**EXERCISE:**
Reproduce the material below line by line, beginning with its first line and ending with the line that contains "const yTicks = [0, 20, 40, 60, 80, 100];"; leave out pictures.

Charts and diagrams as code
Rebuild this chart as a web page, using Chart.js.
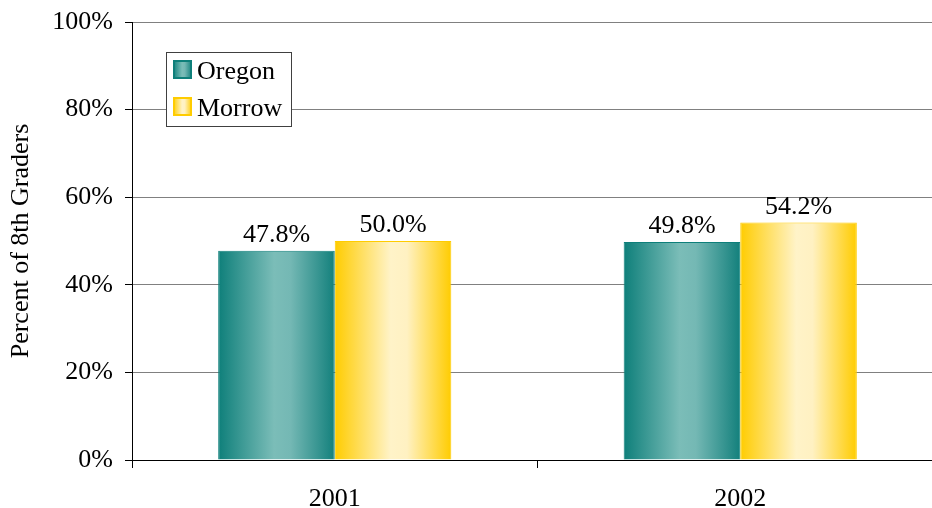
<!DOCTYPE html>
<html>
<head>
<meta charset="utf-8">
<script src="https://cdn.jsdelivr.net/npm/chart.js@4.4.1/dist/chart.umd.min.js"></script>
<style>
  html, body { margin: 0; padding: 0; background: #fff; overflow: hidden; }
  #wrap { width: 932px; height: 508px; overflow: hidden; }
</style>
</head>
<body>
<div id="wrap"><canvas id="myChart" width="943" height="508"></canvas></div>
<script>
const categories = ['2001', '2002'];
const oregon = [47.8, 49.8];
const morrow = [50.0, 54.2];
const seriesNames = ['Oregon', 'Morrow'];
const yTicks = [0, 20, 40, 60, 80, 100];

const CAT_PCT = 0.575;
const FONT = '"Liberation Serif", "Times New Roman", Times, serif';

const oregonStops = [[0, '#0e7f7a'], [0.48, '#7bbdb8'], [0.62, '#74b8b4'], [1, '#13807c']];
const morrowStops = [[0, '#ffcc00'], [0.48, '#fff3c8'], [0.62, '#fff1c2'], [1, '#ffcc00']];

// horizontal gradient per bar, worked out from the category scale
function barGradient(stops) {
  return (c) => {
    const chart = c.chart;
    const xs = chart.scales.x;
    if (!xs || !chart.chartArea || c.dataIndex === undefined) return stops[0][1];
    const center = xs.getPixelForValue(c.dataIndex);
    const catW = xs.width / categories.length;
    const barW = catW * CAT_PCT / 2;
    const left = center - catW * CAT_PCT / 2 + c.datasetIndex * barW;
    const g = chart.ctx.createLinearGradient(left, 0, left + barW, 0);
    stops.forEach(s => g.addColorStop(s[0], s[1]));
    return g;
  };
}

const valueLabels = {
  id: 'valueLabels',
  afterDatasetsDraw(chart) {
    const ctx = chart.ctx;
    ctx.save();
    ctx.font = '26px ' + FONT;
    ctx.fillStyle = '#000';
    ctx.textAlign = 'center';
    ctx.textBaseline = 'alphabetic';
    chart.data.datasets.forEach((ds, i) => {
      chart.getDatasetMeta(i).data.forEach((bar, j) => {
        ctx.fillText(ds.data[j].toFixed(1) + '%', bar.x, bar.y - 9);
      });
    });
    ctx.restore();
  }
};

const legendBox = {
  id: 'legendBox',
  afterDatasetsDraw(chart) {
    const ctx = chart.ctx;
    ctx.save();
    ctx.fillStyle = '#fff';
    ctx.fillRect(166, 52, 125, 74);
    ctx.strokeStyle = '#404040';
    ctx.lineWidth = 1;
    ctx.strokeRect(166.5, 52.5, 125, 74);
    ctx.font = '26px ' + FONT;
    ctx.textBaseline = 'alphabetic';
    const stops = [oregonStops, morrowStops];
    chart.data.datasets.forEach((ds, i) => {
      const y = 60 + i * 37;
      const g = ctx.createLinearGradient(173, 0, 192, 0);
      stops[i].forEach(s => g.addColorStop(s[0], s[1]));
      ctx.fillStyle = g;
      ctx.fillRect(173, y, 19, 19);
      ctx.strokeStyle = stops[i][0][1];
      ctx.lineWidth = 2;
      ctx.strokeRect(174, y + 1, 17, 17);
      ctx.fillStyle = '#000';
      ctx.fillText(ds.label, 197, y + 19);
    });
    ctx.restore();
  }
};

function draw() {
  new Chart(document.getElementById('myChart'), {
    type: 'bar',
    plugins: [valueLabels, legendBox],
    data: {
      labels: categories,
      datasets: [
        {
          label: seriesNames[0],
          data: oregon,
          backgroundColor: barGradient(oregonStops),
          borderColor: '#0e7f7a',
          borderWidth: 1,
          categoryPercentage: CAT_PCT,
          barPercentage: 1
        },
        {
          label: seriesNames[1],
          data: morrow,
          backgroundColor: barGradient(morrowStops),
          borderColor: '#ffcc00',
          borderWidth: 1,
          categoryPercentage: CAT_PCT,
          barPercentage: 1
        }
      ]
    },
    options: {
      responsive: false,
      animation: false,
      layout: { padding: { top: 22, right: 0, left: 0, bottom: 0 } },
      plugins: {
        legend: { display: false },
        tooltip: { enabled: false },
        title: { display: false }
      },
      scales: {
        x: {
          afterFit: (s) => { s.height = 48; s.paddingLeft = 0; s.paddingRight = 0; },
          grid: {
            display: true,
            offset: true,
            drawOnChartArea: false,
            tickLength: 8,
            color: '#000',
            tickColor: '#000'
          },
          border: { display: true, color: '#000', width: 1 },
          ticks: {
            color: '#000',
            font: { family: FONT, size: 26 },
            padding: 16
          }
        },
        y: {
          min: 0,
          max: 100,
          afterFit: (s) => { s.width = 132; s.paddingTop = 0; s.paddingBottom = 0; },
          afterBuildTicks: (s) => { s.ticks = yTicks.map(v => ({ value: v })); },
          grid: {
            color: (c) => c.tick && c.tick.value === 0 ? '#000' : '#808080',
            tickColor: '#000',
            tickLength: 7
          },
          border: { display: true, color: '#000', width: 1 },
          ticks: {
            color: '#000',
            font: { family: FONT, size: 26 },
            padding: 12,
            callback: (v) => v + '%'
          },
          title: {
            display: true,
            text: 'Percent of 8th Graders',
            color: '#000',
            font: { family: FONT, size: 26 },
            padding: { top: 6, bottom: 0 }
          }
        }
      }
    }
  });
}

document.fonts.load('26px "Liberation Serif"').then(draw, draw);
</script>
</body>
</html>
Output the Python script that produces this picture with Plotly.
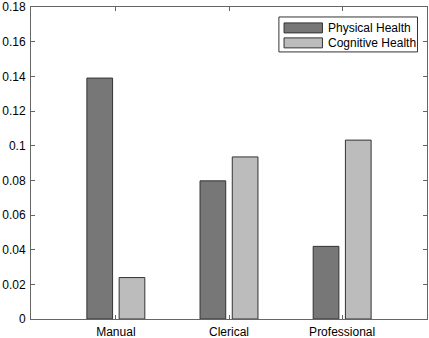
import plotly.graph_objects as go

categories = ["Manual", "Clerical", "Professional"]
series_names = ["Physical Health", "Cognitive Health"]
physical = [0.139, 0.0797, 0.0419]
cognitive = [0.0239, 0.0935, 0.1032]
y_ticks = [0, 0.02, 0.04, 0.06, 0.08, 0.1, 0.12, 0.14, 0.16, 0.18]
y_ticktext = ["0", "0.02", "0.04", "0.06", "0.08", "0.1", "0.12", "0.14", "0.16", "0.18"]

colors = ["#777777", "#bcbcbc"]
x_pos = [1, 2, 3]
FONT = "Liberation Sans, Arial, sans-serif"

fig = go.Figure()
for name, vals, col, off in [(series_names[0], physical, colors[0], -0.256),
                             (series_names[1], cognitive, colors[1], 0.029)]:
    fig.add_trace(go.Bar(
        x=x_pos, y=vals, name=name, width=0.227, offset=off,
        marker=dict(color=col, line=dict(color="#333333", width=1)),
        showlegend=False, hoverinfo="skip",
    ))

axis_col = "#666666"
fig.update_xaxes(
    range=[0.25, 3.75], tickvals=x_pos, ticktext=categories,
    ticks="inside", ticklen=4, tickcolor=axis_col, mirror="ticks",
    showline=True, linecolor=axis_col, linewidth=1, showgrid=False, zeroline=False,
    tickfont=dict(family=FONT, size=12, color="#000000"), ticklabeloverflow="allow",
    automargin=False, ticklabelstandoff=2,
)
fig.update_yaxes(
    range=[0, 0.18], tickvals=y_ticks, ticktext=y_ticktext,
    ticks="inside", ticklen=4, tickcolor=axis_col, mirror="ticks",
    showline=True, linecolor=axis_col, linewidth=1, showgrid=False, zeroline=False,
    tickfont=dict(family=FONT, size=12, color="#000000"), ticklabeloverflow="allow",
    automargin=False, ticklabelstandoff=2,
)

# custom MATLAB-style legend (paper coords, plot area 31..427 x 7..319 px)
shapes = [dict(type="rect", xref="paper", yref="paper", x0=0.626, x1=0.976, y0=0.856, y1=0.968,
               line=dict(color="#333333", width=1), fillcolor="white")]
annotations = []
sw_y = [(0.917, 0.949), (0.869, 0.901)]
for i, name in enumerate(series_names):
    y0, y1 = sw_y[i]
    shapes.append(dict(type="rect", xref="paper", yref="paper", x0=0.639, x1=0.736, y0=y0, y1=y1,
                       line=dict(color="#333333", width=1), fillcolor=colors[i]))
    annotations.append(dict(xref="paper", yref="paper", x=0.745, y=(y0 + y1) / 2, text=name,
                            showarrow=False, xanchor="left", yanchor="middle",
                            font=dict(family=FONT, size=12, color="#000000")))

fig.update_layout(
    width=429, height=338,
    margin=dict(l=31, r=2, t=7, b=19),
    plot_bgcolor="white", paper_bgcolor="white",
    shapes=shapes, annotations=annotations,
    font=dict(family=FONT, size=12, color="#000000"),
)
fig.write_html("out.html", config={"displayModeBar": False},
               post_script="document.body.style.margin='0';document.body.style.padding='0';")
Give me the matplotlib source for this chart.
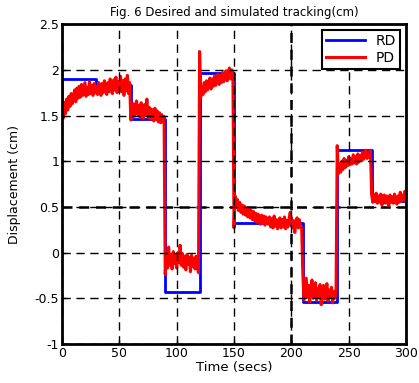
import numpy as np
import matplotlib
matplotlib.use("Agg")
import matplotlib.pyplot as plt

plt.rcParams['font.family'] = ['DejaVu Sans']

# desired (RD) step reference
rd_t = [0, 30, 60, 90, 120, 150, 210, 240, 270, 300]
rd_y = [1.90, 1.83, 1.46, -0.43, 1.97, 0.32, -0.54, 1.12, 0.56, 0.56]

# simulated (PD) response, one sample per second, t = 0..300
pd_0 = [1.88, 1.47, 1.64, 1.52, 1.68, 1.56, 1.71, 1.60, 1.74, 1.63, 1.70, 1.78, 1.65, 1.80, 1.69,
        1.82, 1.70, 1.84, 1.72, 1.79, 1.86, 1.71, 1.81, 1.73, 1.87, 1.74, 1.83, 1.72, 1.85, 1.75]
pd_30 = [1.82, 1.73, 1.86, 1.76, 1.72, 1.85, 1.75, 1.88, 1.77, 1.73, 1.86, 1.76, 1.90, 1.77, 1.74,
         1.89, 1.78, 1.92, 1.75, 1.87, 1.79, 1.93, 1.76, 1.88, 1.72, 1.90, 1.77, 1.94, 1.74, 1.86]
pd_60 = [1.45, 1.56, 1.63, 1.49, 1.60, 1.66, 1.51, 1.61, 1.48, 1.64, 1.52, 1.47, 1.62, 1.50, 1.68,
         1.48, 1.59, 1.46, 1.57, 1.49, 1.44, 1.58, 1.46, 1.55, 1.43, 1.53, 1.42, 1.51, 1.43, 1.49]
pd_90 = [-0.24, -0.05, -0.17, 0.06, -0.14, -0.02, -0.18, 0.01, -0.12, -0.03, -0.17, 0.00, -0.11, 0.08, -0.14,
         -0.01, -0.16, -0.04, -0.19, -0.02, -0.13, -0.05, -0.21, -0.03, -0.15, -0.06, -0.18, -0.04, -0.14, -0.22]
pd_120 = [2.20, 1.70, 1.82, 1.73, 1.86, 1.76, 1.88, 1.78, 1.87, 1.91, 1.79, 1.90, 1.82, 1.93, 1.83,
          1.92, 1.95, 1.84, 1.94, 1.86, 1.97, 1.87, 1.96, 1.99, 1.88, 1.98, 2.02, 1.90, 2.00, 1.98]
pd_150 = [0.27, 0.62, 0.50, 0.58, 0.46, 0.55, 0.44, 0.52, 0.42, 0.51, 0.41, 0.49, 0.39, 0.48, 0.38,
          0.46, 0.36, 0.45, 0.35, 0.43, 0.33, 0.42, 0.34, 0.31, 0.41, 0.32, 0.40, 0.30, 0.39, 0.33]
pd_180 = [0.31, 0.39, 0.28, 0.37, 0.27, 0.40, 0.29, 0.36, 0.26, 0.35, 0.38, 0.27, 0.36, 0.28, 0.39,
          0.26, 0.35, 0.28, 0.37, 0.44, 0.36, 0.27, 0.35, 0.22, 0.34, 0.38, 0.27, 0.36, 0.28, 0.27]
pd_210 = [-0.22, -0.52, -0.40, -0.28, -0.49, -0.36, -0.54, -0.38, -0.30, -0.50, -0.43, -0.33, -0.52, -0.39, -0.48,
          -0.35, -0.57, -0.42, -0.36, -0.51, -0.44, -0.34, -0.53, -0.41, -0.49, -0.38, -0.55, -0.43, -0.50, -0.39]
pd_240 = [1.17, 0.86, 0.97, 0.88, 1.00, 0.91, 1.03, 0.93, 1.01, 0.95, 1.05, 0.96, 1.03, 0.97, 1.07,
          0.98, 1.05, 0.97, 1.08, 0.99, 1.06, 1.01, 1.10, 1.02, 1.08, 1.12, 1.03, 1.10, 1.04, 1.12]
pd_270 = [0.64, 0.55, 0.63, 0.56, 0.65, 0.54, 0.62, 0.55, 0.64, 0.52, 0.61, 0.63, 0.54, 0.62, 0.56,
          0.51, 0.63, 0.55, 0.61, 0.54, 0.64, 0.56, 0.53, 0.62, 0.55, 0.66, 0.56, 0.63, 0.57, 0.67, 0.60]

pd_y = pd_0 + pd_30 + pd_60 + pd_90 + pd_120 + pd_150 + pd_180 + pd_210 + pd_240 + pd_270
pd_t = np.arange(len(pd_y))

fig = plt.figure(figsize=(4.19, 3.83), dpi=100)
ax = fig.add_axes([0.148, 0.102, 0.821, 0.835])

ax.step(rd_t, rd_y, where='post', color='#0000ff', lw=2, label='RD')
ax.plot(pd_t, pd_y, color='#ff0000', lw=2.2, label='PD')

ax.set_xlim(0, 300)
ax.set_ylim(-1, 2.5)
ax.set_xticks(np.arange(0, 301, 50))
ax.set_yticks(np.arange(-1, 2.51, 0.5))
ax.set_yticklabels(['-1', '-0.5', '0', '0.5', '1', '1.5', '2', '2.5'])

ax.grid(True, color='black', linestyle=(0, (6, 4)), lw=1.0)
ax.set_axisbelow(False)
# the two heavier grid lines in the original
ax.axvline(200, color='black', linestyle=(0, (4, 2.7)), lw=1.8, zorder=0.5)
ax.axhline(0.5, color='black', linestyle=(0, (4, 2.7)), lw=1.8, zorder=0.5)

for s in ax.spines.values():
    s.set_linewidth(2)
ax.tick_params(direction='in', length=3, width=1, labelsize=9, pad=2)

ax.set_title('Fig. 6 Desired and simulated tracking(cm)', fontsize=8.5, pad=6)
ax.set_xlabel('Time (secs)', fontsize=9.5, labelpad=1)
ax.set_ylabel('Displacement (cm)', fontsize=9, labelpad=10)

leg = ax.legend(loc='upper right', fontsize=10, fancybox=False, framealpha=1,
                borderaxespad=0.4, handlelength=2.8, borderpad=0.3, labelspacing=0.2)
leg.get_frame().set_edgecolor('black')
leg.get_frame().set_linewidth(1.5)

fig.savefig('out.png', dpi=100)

**COMPLETE OUTPUT:**
Rebuild this chart as a web page, using Chart.js.
<!DOCTYPE html>
<html>
<head>
<meta charset="utf-8">
<script src="https://cdn.jsdelivr.net/npm/chart.js@4.4.1/dist/chart.umd.min.js"></script>
<style>
  html, body { margin: 0; padding: 0; background: #fff; overflow: hidden; }
  #wrap { width: 932px; height: 508px; overflow: hidden; }
</style>
</head>
<body>
<div id="wrap"><canvas id="myChart" width="943" height="508"></canvas></div>
<script>
const categories = ['2001', '2002'];
const oregon = [47.8, 49.8];
const morrow = [50.0, 54.2];
const seriesNames = ['Oregon', 'Morrow'];
const yTicks = [0, 20, 40, 60, 80, 100];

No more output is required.